» **PROBLEM TO SOLVE**
Pictures stay out of the copy; set down each line of the listing below exactly.

[START]

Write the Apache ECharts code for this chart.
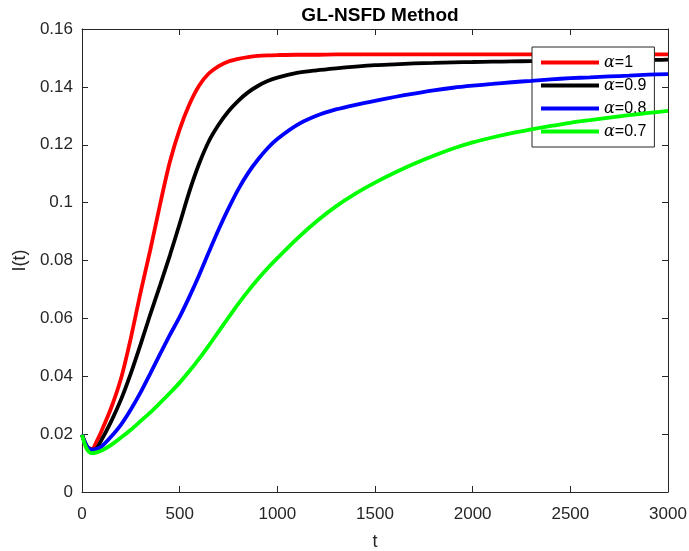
<!DOCTYPE html>
<html>
<head>
<meta charset="utf-8">
<script src="https://cdn.jsdelivr.net/npm/echarts@6/dist/echarts.min.js"></script>
<style>html,body{margin:0;padding:0;background:#fff;}#c{width:689px;height:551px;}</style>
</head>
<body>
<div id="c"></div>
<script>
const tValues = [0,25,50,75,100,150,200,250,300,350,400,450,500,550,600,650,700,750,800,850,900,950,1000,
  1100,1200,1300,1400,1500,1600,1700,1800,1900,2000,2100,2200,2300,2400,2500,2600,2700,2800,2900,3000];
const alpha1  = [0.0198,0.0158,0.0148,0.0175,0.0211,0.0292,0.0393,0.0532,0.0690,0.0838,0.0995,0.1141,0.1253,0.1340,0.1405,0.1447,0.1472,0.1488,0.1497,0.1503,0.1507,0.1509,0.1510,
  0.1511,0.1511,0.1512,0.1512,0.1512,0.1512,0.1512,0.1512,0.1512,0.1512,0.1512,0.1512,0.1512,0.1512,0.1512,0.1512,0.1512,0.1512,0.1512,0.1512];
const alpha09 = [0.0198,0.0158,0.0146,0.0152,0.0180,0.0245,0.0320,0.0410,0.0510,0.0615,0.0715,0.0818,0.0927,0.1039,0.1135,0.1213,0.1270,0.1316,0.1352,0.1381,0.1403,0.1420,0.1432,
  0.1448,0.1457,0.1464,0.1470,0.1475,0.1478,0.1481,0.1483,0.1485,0.1486,0.1487,0.1488,0.1489,0.1490,0.1491,0.1492,0.1492,0.1493,0.1493,0.1494];
const alpha08 = [0.0198,0.0158,0.0146,0.0149,0.0157,0.0192,0.0233,0.0285,0.0344,0.0410,0.0477,0.0543,0.0605,0.0675,0.0750,0.0830,0.0908,0.0980,0.1046,0.1102,0.1148,0.1188,0.1220,
  0.1268,0.1300,0.1322,0.1338,0.1352,0.1365,0.1377,0.1388,0.1397,0.1404,0.1410,0.1416,0.1421,0.1426,0.1430,0.1433,0.1436,0.1439,0.1442,0.1444];
const alpha07 = [0.0198,0.0148,0.0134,0.0137,0.0143,0.0163,0.0188,0.0215,0.0245,0.0275,0.0308,0.0342,0.0378,0.0418,0.0461,0.0507,0.0555,0.0603,0.0650,0.0694,0.0735,0.0773,0.0808,
  0.0875,0.0935,0.0987,0.1031,0.1069,0.1103,0.1134,0.1162,0.1187,0.1208,0.1225,0.1240,0.1253,0.1265,0.1276,0.1285,0.1294,0.1302,0.1310,0.1317];
const seriesNames = ['\u03b1=1','\u03b1=0.9','\u03b1=0.8','\u03b1=0.7'];
const xTickLabels = ['0','500','1000','1500','2000','2500','3000'];
const yTickLabels = ['0','0.02','0.04','0.06','0.08','0.1','0.12','0.14','0.16'];

const colors = ['#ff0000','#000000','#0000ff','#00ff00'];
const allData = [alpha1, alpha09, alpha08, alpha07];
const axisColor = '#262626';
const font = 'Liberation Sans, Arial, Helvetica, sans-serif';

const chart = echarts.init(document.getElementById('c'), null, {renderer:'canvas'});

function baseX(extra) {
  return Object.assign({
    type:'value', min:0, max:3000, interval:500,
    axisLine:{show:true, onZero:false, lineStyle:{color:axisColor, width:1}},
    axisTick:{show:true, inside:true, length:6, lineStyle:{color:axisColor}},
    splitLine:{show:false}
  }, extra);
}
function baseY(extra) {
  return Object.assign({
    type:'value', min:0, max:0.16, interval:0.02,
    axisLine:{show:true, onZero:false, lineStyle:{color:axisColor, width:1}},
    axisTick:{show:true, inside:true, length:6, lineStyle:{color:axisColor}},
    splitLine:{show:false}
  }, extra);
}

const option = {
  backgroundColor:'#ffffff',
  animation:false,
  title:{
    text:'GL-NSFD Method', left:375, top:1, textAlign:'center',
    textStyle:{fontFamily:font, fontWeight:'bold', fontSize:19, color:'#000'}
  },
  grid:{left:82, right:21, top:29, bottom:59, containLabel:false, outerBoundsMode:'none'},
  legend:{
    orient:'vertical', left:532, top:47,
    data:seriesNames,
    icon:'rect', itemWidth:58, itemHeight:4, itemGap:6,
    padding:[7,8,7,9],
    backgroundColor:'#ffffff', borderColor:axisColor, borderWidth:1,
    formatter: name => '{a|\u03b1}{b|' + name.slice(1) + '}',
    textStyle:{
      fontFamily:font, fontSize:16, color:'#000', lineHeight:17,
      rich:{
        a:{fontFamily:'DejaVu Serif, Liberation Serif, serif', fontStyle:'italic', fontSize:16, color:'#000'},
        b:{fontFamily:font, fontSize:16, color:'#000'}
      }
    }
  },
  xAxis:[
    baseX({
      position:'bottom', name:'t', nameLocation:'middle', nameGap:41,
      nameTextStyle:{fontFamily:font, fontSize:18, color:axisColor},
      axisLabel:{show:true, margin:14, fontFamily:font, fontSize:17, color:axisColor,
        formatter: v => xTickLabels[Math.round(v/500)]}
    }),
    baseX({position:'top', axisLabel:{show:false}})
  ],
  yAxis:[
    baseY({
      position:'left', name:'I(t)', nameLocation:'middle', nameGap:52,
      nameTextStyle:{fontFamily:font, fontSize:18, color:axisColor},
      axisLabel:{show:true, margin:9, fontFamily:font, fontSize:17, color:axisColor,
        formatter: v => yTickLabels[Math.round(v/0.02)]}
    }),
    baseY({position:'right', axisLabel:{show:false}})
  ],
  series: allData.map((arr, i) => ({
    name: seriesNames[i],
    type:'line',
    xAxisIndex:0, yAxisIndex:0,
    data: tValues.map((t, j) => [t, arr[j]]),
    smooth:0.3,
    showSymbol:false, symbol:'none',
    clip:true,
    lineStyle:{color:colors[i], width:3.8},
    itemStyle:{color:colors[i]},
    z: 2 + i
  }))
};
chart.setOption(option);
</script>
</body>
</html>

[END]

» **EXERCISE OUTPUT**
Write the Apache ECharts code for this chart.
<!DOCTYPE html>
<html>
<head>
<meta charset="utf-8">
<script src="https://cdn.jsdelivr.net/npm/echarts@6/dist/echarts.min.js"></script>
<style>html,body{margin:0;padding:0;background:#fff;}#c{width:689px;height:551px;}</style>
</head>
<body>
<div id="c"></div>
<script>
const tValues = [0,25,50,75,100,150,200,250,300,350,400,450,500,550,600,650,700,750,800,850,900,950,1000,
  1100,1200,1300,1400,1500,1600,1700,1800,1900,2000,2100,2200,2300,2400,2500,2600,2700,2800,2900,3000];
const alpha1  = [0.0198,0.0158,0.0148,0.0175,0.0211,0.0292,0.0393,0.0532,0.0690,0.0838,0.0995,0.1141,0.1253,0.1340,0.1405,0.1447,0.1472,0.1488,0.1497,0.1503,0.1507,0.1509,0.1510,
  0.1511,0.1511,0.1512,0.1512,0.1512,0.1512,0.1512,0.1512,0.1512,0.1512,0.1512,0.1512,0.1512,0.1512,0.1512,0.1512,0.1512,0.1512,0.1512,0.1512];
const alpha09 = [0.0198,0.0158,0.0146,0.0152,0.0180,0.0245,0.0320,0.0410,0.0510,0.0615,0.0715,0.0818,0.0927,0.1039,0.1135,0.1213,0.1270,0.1316,0.1352,0.1381,0.1403,0.1420,0.1432,
  0.1448,0.1457,0.1464,0.1470,0.1475,0.1478,0.1481,0.1483,0.1485,0.1486,0.1487,0.1488,0.1489,0.1490,0.1491,0.1492,0.1492,0.1493,0.1493,0.1494];
const alpha08 = [0.0198,0.0158,0.0146,0.0149,0.0157,0.0192,0.0233,0.0285,0.0344,0.0410,0.0477,0.0543,0.0605,0.0675,0.0750,0.0830,0.0908,0.0980,0.1046,0.1102,0.1148,0.1188,0.1220,
  0.1268,0.1300,0.1322,0.1338,0.1352,0.1365,0.1377,0.1388,0.1397,0.1404,0.1410,0.1416,0.1421,0.1426,0.1430,0.1433,0.1436,0.1439,0.1442,0.1444];
const alpha07 = [0.0198,0.0148,0.0134,0.0137,0.0143,0.0163,0.0188,0.0215,0.0245,0.0275,0.0308,0.0342,0.0378,0.0418,0.0461,0.0507,0.0555,0.0603,0.0650,0.0694,0.0735,0.0773,0.0808,
  0.0875,0.0935,0.0987,0.1031,0.1069,0.1103,0.1134,0.1162,0.1187,0.1208,0.1225,0.1240,0.1253,0.1265,0.1276,0.1285,0.1294,0.1302,0.1310,0.1317];
const seriesNames = ['\u03b1=1','\u03b1=0.9','\u03b1=0.8','\u03b1=0.7'];
const xTickLabels = ['0','500','1000','1500','2000','2500','3000'];
const yTickLabels = ['0','0.02','0.04','0.06','0.08','0.1','0.12','0.14','0.16'];

const colors = ['#ff0000','#000000','#0000ff','#00ff00'];
const allData = [alpha1, alpha09, alpha08, alpha07];
const axisColor = '#262626';
const font = 'Liberation Sans, Arial, Helvetica, sans-serif';

const chart = echarts.init(document.getElementById('c'), null, {renderer:'canvas'});

function baseX(extra) {
  return Object.assign({
    type:'value', min:0, max:3000, interval:500,
    axisLine:{show:true, onZero:false, lineStyle:{color:axisColor, width:1}},
    axisTick:{show:true, inside:true, length:6, lineStyle:{color:axisColor}},
    splitLine:{show:false}
  }, extra);
}
function baseY(extra) {
  return Object.assign({
    type:'value', min:0, max:0.16, interval:0.02,
    axisLine:{show:true, onZero:false, lineStyle:{color:axisColor, width:1}},
    axisTick:{show:true, inside:true, length:6, lineStyle:{color:axisColor}},
    splitLine:{show:false}
  }, extra);
}

const option = {
  backgroundColor:'#ffffff',
  animation:false,
  title:{
    text:'GL-NSFD Method', left:375, top:1, textAlign:'center',
    textStyle:{fontFamily:font, fontWeight:'bold', fontSize:19, color:'#000'}
  },
  grid:{left:82, right:21, top:29, bottom:59, containLabel:false, outerBoundsMode:'none'},
  legend:{
    orient:'vertical', left:532, top:47,
    data:seriesNames,
    icon:'rect', itemWidth:58, itemHeight:4, itemGap:6,
    padding:[7,8,7,9],
    backgroundColor:'#ffffff', borderColor:axisColor, borderWidth:1,
    formatter: name => '{a|\u03b1}{b|' + name.slice(1) + '}',
    textStyle:{
      fontFamily:font, fontSize:16, color:'#000', lineHeight:17,
      rich:{
        a:{fontFamily:'DejaVu Serif, Liberation Serif, serif', fontStyle:'italic', fontSize:16, color:'#000'},
        b:{fontFamily:font, fontSize:16, color:'#000'}
      }
    }
  },
  xAxis:[
    baseX({
      position:'bottom', name:'t', nameLocation:'middle', nameGap:41,
      nameTextStyle:{fontFamily:font, fontSize:18, color:axisColor},
      axisLabel:{show:true, margin:14, fontFamily:font, fontSize:17, color:axisColor,
        formatter: v => xTickLabels[Math.round(v/500)]}
    }),
    baseX({position:'top', axisLabel:{show:false}})
  ],
  yAxis:[
    baseY({
      position:'left', name:'I(t)', nameLocation:'middle', nameGap:52,
      nameTextStyle:{fontFamily:font, fontSize:18, color:axisColor},
      axisLabel:{show:true, margin:9, fontFamily:font, fontSize:17, color:axisColor,
        formatter: v => yTickLabels[Math.round(v/0.02)]}
    }),
    baseY({position:'right', axisLabel:{show:false}})
  ],
  series: allData.map((arr, i) => ({
    name: seriesNames[i],
    type:'line',
    xAxisIndex:0, yAxisIndex:0,
    data: tValues.map((t, j) => [t, arr[j]]),
    smooth:0.3,
    showSymbol:false, symbol:'none',
    clip:true,
    lineStyle:{color:colors[i], width:3.8},
    itemStyle:{color:colors[i]},
    z: 2 + i
  }))
};
chart.setOption(option);
</script>
</body>
</html>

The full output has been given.